##### Data segment #####

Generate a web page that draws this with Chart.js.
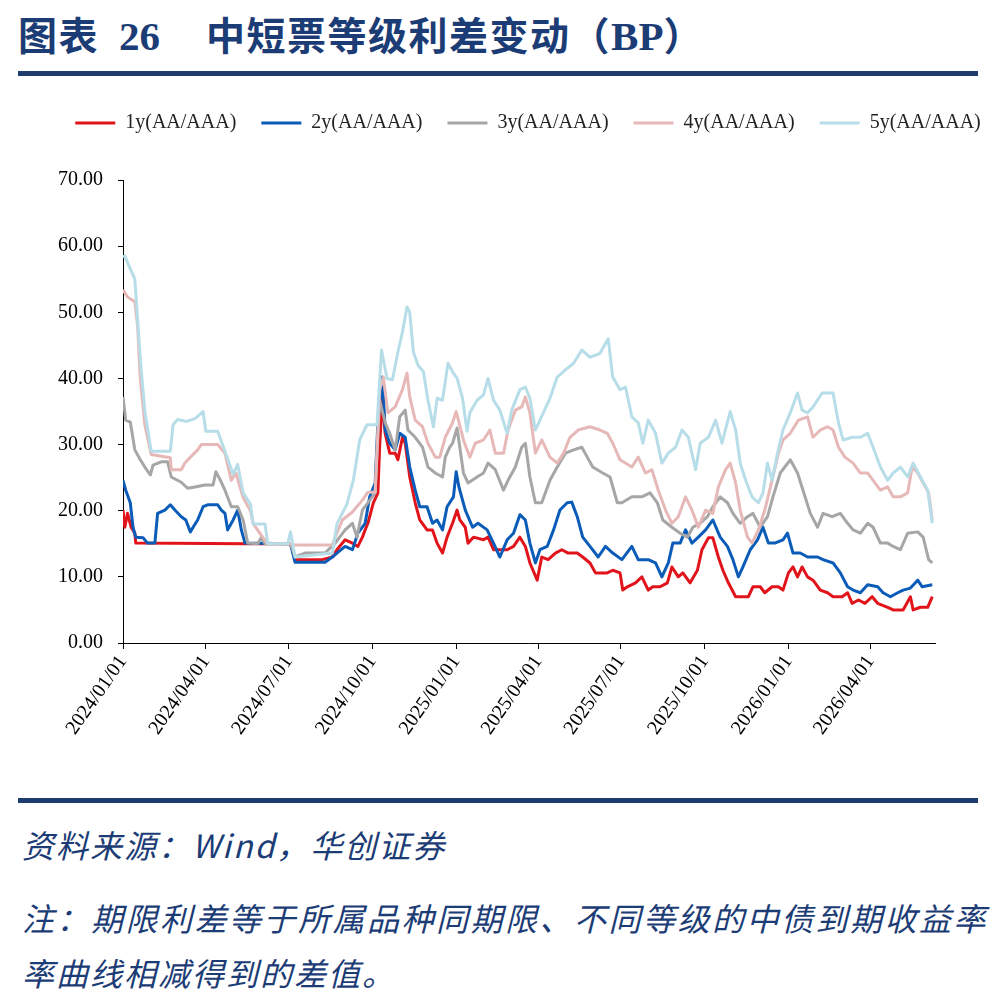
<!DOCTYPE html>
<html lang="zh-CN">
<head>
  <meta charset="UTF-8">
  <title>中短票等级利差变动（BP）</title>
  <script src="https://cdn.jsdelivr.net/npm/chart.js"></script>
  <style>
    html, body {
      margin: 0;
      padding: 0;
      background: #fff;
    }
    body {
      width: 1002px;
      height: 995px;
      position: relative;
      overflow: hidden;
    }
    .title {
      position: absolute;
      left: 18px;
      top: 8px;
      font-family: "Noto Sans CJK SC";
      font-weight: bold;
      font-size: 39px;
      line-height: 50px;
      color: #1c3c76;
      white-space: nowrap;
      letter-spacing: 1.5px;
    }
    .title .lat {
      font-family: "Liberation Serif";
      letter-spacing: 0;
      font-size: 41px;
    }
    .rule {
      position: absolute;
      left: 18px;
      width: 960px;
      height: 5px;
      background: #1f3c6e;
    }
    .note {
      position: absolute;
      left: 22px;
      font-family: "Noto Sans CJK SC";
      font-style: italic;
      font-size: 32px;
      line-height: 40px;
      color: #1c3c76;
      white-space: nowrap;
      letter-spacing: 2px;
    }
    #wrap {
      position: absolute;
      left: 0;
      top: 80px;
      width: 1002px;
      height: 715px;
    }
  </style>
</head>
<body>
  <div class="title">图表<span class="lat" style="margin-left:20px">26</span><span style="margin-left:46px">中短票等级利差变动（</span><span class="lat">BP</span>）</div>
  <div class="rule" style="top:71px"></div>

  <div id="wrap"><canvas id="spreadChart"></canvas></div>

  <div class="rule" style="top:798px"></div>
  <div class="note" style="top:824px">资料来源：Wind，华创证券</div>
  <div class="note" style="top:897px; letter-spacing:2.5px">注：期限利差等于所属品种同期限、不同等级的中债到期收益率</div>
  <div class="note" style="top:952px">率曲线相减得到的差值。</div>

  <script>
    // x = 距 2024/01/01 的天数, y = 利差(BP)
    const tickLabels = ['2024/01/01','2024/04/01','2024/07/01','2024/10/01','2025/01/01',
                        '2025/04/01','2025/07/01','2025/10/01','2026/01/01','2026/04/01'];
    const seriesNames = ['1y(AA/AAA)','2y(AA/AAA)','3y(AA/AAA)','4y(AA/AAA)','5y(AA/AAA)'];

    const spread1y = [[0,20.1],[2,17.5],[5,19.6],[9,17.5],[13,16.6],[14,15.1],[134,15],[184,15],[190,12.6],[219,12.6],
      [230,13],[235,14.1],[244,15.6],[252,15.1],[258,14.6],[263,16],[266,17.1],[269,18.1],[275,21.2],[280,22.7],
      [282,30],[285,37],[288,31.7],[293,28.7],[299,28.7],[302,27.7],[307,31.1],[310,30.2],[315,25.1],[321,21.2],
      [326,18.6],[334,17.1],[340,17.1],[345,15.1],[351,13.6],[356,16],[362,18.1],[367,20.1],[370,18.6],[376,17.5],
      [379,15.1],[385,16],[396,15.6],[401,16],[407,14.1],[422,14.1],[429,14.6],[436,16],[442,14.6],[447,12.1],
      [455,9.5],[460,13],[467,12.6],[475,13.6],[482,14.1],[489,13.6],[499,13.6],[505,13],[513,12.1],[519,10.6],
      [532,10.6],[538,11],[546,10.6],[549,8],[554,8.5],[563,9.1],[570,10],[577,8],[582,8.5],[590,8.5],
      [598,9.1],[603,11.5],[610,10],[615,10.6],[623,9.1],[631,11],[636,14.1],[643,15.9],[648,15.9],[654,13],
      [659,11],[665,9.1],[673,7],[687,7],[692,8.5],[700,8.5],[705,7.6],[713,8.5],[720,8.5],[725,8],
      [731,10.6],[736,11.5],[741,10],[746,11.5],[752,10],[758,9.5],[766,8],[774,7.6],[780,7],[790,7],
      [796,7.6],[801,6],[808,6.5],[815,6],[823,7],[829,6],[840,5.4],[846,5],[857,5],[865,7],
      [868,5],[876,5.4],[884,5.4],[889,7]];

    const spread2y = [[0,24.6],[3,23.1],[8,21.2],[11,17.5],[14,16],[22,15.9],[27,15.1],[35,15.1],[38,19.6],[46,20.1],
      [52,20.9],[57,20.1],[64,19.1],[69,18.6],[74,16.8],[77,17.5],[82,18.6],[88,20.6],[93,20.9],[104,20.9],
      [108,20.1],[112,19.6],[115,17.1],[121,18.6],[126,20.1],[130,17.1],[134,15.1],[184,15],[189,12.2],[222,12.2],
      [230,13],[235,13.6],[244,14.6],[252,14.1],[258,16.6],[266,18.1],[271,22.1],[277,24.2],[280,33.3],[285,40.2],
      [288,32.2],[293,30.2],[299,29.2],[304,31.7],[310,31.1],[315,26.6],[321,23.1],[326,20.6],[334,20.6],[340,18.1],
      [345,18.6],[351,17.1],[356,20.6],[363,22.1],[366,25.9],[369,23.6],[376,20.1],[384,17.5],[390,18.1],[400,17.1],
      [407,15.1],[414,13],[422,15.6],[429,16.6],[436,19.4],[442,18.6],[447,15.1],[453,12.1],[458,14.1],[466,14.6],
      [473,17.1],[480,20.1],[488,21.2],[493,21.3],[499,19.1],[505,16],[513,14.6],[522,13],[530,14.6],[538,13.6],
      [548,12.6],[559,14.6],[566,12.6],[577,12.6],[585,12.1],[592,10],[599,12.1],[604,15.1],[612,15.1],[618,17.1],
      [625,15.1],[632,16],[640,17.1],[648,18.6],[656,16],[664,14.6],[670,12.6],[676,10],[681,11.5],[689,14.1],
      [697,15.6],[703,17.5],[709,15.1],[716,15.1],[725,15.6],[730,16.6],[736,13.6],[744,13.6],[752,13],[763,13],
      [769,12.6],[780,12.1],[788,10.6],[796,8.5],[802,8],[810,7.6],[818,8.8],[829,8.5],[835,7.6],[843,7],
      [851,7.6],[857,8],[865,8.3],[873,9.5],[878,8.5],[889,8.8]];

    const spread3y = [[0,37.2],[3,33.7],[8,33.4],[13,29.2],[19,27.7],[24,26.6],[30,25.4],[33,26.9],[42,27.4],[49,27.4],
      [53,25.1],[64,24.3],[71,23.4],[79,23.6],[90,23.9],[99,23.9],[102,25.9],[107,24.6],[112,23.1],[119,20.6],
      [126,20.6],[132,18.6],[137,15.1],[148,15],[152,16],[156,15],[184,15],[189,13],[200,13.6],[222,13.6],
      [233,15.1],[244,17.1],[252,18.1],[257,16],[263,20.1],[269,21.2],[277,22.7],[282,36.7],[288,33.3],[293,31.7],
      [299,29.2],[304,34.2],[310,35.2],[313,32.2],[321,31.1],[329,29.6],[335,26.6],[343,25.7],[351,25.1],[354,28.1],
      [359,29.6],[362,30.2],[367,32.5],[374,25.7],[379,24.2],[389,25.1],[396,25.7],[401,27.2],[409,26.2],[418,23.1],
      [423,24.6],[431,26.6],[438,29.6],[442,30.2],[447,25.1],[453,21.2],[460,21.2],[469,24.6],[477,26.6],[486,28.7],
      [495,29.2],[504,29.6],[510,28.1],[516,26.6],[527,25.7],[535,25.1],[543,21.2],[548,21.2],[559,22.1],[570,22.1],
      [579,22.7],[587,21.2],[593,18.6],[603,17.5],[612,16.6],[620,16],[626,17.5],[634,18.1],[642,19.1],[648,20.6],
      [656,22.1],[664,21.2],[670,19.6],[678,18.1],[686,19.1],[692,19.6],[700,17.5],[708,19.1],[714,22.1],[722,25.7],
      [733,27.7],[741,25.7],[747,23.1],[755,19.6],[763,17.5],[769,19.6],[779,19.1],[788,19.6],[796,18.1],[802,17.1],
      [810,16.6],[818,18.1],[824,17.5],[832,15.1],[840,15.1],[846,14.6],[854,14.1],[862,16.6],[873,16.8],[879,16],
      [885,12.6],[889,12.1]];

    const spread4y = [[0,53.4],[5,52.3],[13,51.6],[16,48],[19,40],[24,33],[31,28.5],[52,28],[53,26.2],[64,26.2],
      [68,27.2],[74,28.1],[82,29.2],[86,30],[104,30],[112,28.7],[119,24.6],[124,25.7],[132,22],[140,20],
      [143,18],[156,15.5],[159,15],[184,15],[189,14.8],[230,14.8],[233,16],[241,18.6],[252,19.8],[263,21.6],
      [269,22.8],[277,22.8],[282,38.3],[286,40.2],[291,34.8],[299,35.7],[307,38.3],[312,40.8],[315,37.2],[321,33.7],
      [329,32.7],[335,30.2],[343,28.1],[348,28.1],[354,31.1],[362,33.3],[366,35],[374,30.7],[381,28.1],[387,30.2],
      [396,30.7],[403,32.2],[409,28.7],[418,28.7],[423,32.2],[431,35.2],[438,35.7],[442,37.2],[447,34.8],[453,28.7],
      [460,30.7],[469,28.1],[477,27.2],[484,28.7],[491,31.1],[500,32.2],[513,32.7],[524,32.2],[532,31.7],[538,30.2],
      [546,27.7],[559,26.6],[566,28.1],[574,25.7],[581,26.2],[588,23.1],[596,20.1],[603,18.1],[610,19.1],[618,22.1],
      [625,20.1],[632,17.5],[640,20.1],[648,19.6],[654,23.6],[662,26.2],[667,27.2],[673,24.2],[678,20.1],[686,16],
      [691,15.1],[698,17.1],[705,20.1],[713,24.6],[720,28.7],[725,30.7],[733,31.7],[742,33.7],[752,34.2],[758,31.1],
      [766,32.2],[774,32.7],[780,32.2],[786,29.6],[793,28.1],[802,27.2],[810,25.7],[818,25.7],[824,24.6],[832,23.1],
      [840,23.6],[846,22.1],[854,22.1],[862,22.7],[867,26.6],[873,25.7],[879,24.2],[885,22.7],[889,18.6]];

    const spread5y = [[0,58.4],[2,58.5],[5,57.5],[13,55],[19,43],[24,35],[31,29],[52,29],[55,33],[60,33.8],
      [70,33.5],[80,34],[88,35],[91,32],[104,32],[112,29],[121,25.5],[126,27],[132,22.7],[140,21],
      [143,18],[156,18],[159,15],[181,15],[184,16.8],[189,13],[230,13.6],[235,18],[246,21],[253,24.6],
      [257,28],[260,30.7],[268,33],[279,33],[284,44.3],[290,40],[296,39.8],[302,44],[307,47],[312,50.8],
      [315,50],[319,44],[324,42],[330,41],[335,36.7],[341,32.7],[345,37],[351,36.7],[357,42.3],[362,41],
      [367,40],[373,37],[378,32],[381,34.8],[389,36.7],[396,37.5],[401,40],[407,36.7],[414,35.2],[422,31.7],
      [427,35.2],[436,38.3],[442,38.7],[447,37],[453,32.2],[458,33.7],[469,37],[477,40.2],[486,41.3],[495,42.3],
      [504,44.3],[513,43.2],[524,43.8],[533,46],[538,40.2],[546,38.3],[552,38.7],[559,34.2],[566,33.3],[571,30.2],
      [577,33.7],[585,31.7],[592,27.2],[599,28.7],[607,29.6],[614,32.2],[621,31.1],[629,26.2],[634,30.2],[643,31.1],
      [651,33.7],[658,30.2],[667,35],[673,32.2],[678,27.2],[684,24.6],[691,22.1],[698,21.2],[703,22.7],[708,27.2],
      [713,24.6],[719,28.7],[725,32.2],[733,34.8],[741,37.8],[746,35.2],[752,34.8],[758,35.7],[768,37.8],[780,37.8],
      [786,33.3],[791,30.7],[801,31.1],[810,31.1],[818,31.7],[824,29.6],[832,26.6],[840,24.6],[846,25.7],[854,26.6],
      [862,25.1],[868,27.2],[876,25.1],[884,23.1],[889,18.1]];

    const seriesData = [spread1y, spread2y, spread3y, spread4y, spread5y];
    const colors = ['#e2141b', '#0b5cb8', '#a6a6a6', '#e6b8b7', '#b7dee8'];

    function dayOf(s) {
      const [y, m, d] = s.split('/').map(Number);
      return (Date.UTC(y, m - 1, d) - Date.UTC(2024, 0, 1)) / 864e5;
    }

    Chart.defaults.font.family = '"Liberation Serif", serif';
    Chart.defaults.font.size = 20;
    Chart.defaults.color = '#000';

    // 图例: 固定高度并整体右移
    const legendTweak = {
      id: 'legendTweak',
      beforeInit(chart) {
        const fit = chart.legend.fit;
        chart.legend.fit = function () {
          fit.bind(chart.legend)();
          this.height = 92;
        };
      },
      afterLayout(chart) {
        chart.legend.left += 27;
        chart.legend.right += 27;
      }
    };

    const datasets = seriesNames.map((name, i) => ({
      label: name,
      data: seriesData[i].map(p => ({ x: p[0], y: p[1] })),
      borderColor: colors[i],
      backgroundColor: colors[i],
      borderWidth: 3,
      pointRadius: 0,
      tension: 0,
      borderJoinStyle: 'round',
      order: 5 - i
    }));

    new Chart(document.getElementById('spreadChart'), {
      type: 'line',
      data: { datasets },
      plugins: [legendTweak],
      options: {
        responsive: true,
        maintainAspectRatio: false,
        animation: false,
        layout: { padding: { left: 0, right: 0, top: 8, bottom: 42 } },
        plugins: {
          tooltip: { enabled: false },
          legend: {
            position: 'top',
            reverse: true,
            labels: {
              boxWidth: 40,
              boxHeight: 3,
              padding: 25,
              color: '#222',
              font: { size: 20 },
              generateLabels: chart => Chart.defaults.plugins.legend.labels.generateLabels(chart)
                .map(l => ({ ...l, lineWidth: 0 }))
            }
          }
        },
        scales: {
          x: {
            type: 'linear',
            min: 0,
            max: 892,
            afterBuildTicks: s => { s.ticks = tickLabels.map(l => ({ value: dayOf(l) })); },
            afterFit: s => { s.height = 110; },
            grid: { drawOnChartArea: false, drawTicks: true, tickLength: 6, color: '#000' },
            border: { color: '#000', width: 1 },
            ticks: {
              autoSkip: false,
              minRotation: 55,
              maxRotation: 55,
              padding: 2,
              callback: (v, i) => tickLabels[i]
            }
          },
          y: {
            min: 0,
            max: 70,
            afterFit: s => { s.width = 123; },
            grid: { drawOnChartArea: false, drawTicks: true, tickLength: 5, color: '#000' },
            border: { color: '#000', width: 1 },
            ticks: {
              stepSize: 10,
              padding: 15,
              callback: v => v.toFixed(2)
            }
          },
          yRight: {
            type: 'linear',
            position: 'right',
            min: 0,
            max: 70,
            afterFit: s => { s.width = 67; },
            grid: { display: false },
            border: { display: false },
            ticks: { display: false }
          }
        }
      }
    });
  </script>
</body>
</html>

#####

What you need to do> Pull every line containing "this" from the material above.

Solved exercise>
Generate a web page that draws this with Chart.js.
          this.height = 92;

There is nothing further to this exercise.